Halsted, John Charles (2012)
Ph.D. thesis, University of Birmingham.
The thesis explores themes of settlement location, settlement form and settlement mobility from the Late Neolithic to the Late Bronze Age in north-east Powys and Shropshire. The study utilises existing finds and monument data, and incorporates new data from targeted field survey and excavation. It incorporates comparative evidence from other regions of Britain and detailed comparative data from studies in neighbouring regions.
The study examines the evidence for settlement sites, the distribution of lithics in the landscape and the potential relationship between round barrows and settlement. The relationship between metalwork and settlement is examined as is the evidence for the presence of land division.

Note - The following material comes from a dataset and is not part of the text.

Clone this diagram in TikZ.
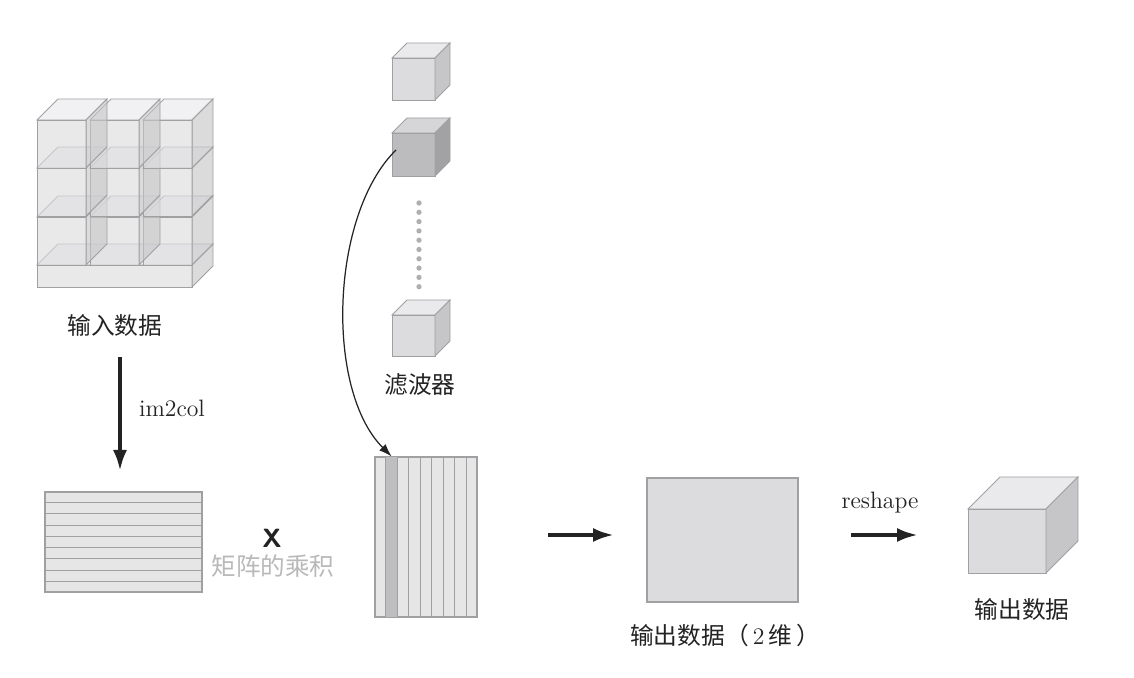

A potential greater frequency of activity in the vicinity of lowland ring ditches is suggested through lithic distributions within a transitory pattern of occupation. This is supported with new excavation evidence for ephemeral settlement activity. At a broader level a greater intensity of activity is apparent in lowland gravel terraces than in neighbouring wetland areas of Shropshire and that the study area is part of a wider region characterised by low lithic densities in contrast to neighbouring regions to the south.
Subtle spatial separations may have existed between settlement activity and monuments and the siting of monuments may have reflected existing axes of movement through the landscape. The distribution of upland monuments suggests that activities may have been relatively focussed and localised, whilst close conceptual links may have been maintained with lowland and distant landscapes.
The distribution of metalwork emphasises rivers, floodplains and wetland contexts which may have been at the margins of settlement space. At a broader level the presence of metalwork in lowland landscapes serves to complement limited evidence for Middle Bronze Age occupation and places Late Bronze Age hilltop enclosures into a wider context.
Targeted excavation has provided new dating evidence from pit alignment features in the study area which may indicate localised areas of land division closely post-dated ring ditch monuments in the Early Bronze Age. This may have implications for the interpretation of similar land divisions in other regions.